Ces affaires provoquent un choc en Algérie, secouée ces derniers jours par une nouvelle vague de massacres attribués aux islamistes armés. Ces derniers sont-ils à l’origine des raids punitifs contre les femmes d’Hassi Messaoud et de Tebessa ? Certains journaux francophones algériens ont laissé entendre que oui, et donné pour preuve le fait que, dans ses prêches, un imam d’Hassi Messaoud a récemmment stigmatisé la dissolution des mœurs de la société algérienne. Il sera cependant difficile aux autorités judiciaires d’établir une relation de cause à effet. Parce que la prostitution ne cesse de croître en Algérie, en parallèle à la misère, ce phénomène est souvent évoqué dans les prêches des mosquées. Personne n’y voit cependant une incitation au lynchage.
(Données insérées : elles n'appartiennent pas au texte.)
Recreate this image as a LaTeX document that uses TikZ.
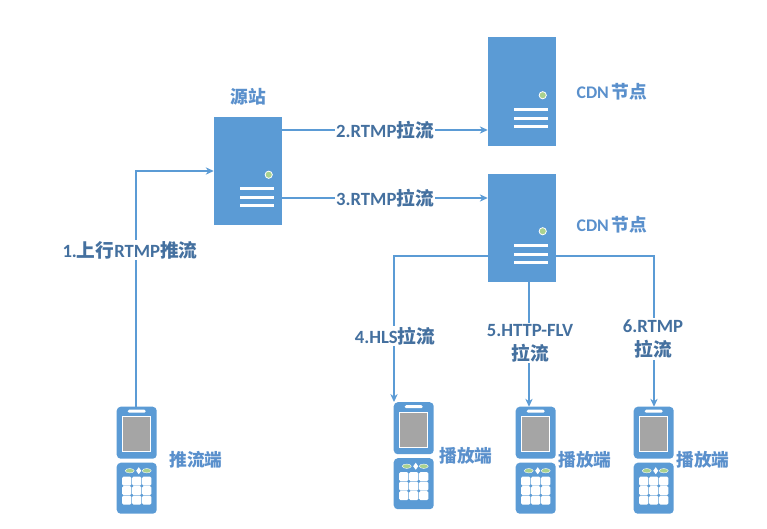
\documentclass[tikz,border=0pt]{standalone}
\usepackage{fontspec}
\setmainfont{Carlito}
\newfontfamily\cjk{Noto Sans CJK SC}
\usetikzlibrary{arrows.meta,positioning}
\definecolor{boxFill}{HTML}{5B9BD5}
\definecolor{screenFill}{HTML}{A5A5A5}
\definecolor{ledFill}{HTML}{A9D18E}
\definecolor{textMain}{HTML}{44709F}
\definecolor{textSoft}{HTML}{5A90CC}
\tikzset{
    srvParts/.pic={
        \fill[ledFill, draw=white, line width=0.6pt] (55,58) circle (3.6);
        \foreach \y in {72,81,89} {
            \fill[white] (26,\y-1.6) rectangle (60,\y+1.6);
        }
    },
    phoneParts/.pic={
        \fill[boxFill, rounded corners=3pt] (0,0) rectangle (40,52);
        \fill[boxFill, rounded corners=3pt] (0,56) rectangle (40,107);
        \fill[white, rounded corners=1pt] (11,3) rectangle (29,6);
        \fill[screenFill, draw=white, line width=0.7pt] (6,10) rectangle (34,45);
        \fill[ledFill, draw=white, line width=0.3pt] (13,64) ellipse (4.5 and 2.2);
        \fill[ledFill, draw=white, line width=0.3pt] (30,64) ellipse (4.5 and 2.2);
        \fill[white] (22,60.5) -- (24.5,64) -- (22,67.5) -- (19.5,64) -- cycle;
        \foreach \x in {5,15,25} {
            \foreach \y in {70,79.5,89} {
                \fill[white, rounded corners=1pt] (\x+0.4,\y) rectangle (\x+9.6,\y+8.8);
            }
        }
    }
}
\begin{document}
\begin{tikzpicture}[
    x=0.75pt, y=-0.75pt,
    font=\bfseries\fontsize{14}{18}\selectfont,
    srvNode/.style={
        rectangle, fill=boxFill, inner sep=0pt,
        minimum width=51pt, minimum height=81pt
    },
    phoneNode/.style={
        rectangle, inner sep=0pt,
        minimum width=30pt, minimum height=80.25pt
    },
    title/.style={font=\bfseries\fontsize{13.3}{16}\selectfont, text=textSoft, align=center, inner sep=0pt},
    stepLabel/.style={text=textMain, fill=white, align=center, inner sep=1pt},
    flow/.style={-{Stealth[length=6pt,width=5.5pt]}, line width=0.8pt, draw=boxFill}
]

% Servers on top, handsets along the bottom row
\node[srvNode] (Origin) at (248,171) {};
\node[srvNode] (CdnTop) at (522,91.5) {};
\node[srvNode] (CdnLow) at (522,227.5) {};
\pic at (Origin.north west) {srvParts};
\pic at (CdnTop.north west) {srvParts};
\pic at (CdnLow.north west) {srvParts};

\node[phoneNode] (Pusher) at (137,460.5) {};
\node[phoneNode] (PlayerA) at (414,456) {};
\node[phoneNode] (PlayerB) at (536,460.5) {};
\node[phoneNode] (PlayerC) at (654,460.5) {};
\pic at (Pusher.north west) {phoneParts};
\pic at (PlayerA.north west) {phoneParts};
\pic at (PlayerB.north west) {phoneParts};
\pic at (PlayerC.north west) {phoneParts};

\node[title] (OriginTitle) at (248,97) {\cjk 源站};
\node[title] (CdnTopTitle) at (612,92) {CDN\,{\cjk 节点}};
\node[title] (CdnLowTitle) at (612,225) {CDN\,{\cjk 节点}};
\node[title] (PusherTitle) at (196,460) {\cjk 推流端};
\node[title] (PlayerATitle) at (466,456) {\cjk 播放端};
\node[title] (PlayerBTitle) at (585,460) {\cjk 播放端};
\node[title] (PlayerCTitle) at (703,460) {\cjk 播放端};

\coordinate (TopIn) at (CdnTop.west |- 0,130);
\coordinate (LowIn) at (CdnLow.west |- 0,198);
\coordinate (LeftOut) at (CdnLow.west |- 0,256);
\coordinate (RightOut) at (CdnLow.east |- 0,256);
\coordinate (MidOut) at (529,0 |- CdnLow.south);

\draw[flow] (Pusher.north -| 136,0) |- (Origin.west);
\draw[flow] (Origin.east |- TopIn) -- (TopIn);
\draw[flow] (Origin.east |- LowIn) -- (LowIn);
\draw[flow] (LeftOut) -| (394,402);
\draw[flow] (MidOut) -- (MidOut |- PlayerB.north);
\draw[flow] (RightOut) -| (PlayerC.north);

\node[stepLabel] (PushLabel) at (130,250) {1.{\cjk 上行}RTMP{\cjk 推流}};
\node[stepLabel] (PullTop) at (385,130) {2.RTMP{\cjk 拉流}};
\node[stepLabel] (PullLow) at (385,198) {3.RTMP{\cjk 拉流}};
\node[stepLabel] (PullHls) at (395,336) {4.HLS{\cjk 拉流}};
\node[stepLabel] (PullFlv) at (530,343) {5.HTTP-FLV\\{\cjk 拉流}};
\node[stepLabel] (PullRtmp) at (653,339) {6.RTMP\\{\cjk 拉流}};

\useasboundingbox (0,0) rectangle (767,528);
\end{tikzpicture}
\end{document}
Le problème de la violence contre les femmes est en tout cas très sérieux en Algérie et tristement banal. Selon plusieurs témoignages, les auteurs des deux raids punitifs étaient des gens « ordinaires », souvent même les voisins des victimes. Sur ces femmes seules, ils ont pu exercer à leur tour la « hogra » (l’injustice) dont ils sont eux aussi les victimes.